Lebih rinci, Imadun mengungkapkan, satu pikul dihargai Rp 4.000 untuk mendistribusikan air dalam jarak dekat. Sementara itu, satu pikulan untuk mendistribusikan air dalam jarak jauh sebesar Rp 5.000. Setiap satu pikul setidaknya ada dua jeriken yang masing-masing berisi 20 liter air.
Namun jika warga mengambil langsung ke kios air, maka satu jeriken dibanderol sekitar Rp 400. "Karena harga mahal, kemungkinan ada warga yang pakai air itu buat cuci piring dan masak. Umumnya kalau air bor masih pakai termasuk saya sendiri juga pakai," jelasnya.
Sebagai informasi, pengeboran air tanah secara berlebihan sebenarnya tidak direkomendasikan untuk dilakukan. Terlebih jika sumur bor tersebut berada di wilayah yang permukaan tanahnya terus menurun.

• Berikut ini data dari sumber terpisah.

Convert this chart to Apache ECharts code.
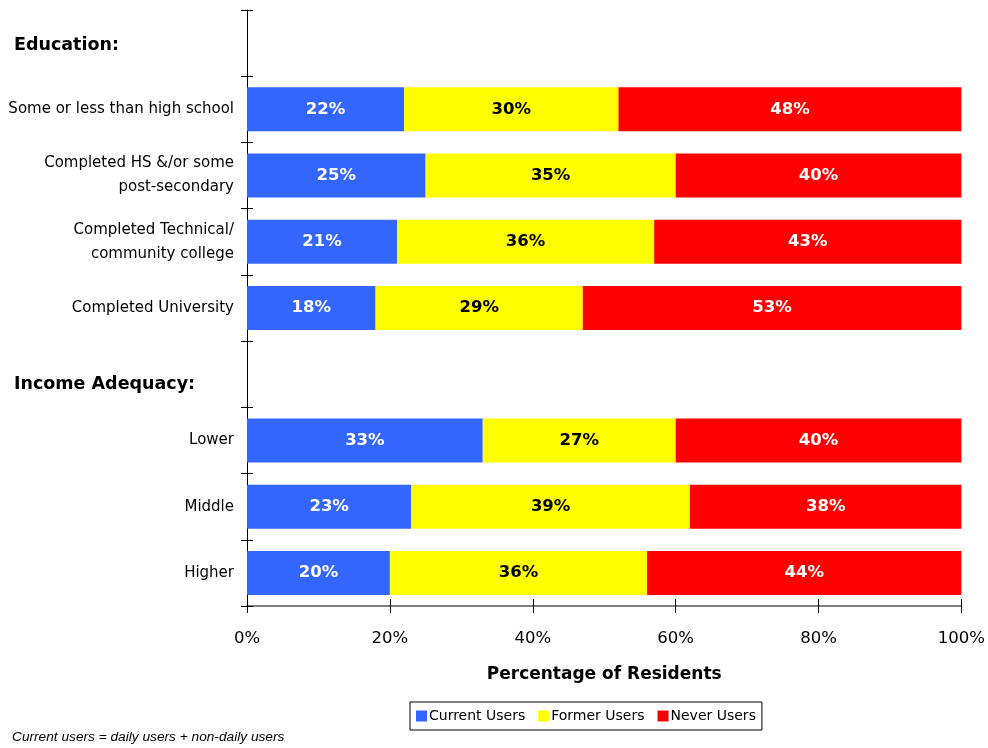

Peneliti dari Amarta Institute, Nila Ardhianie mengungkapkan, sebanyak 134 kota di Indonesia dilaporkan mengalami penurunan tanah. Sebagian besar wilayah yang mengalami penurunan tanah berasal dari pinggir pantai. Hal ini berarti termasuk wilayah RW 022 yang berada di pesisir utara Jakarta.
Menurut Nila, penurunan tanah sendiri bisa terjadi karena terdapat proses ekstraksi tanah yang berlebihan. Kemudian juga bisa karena adanya beban bangunan di atas tanah. Lalu juga dilatarbelakangi adanya aktivitas bawah tanah dan aktivitas tektonik.
Namun pada kasus penurunan tanah di Indonesia, Nilai menilai, ini salah satunya karena penggunaan air tanah yang berlebihan. Oleh sebab itu, dia pun turut menyinggung keberadaan program PAMSIMAS yang dimiliki pemerintah. Sebagaimana diketahui, program tersebut diketahui menggunakan air tanah secara mendalam.
Dibandingkan air tanah, Nila justru merekomendasikan masyarakat dan pemerintah untuk lebih menggunakan air permukaan. Air tanah dapat digunakan apabila air permukaan benar-benar sulit dimanfaatkan. “Kalau setiap kelurahan ada sumur tanah yang digunakan warga, ditambah lagi semakin banyak PAMSIMAS, maka penurunan tanahnya kian tinggi," ungkapnya.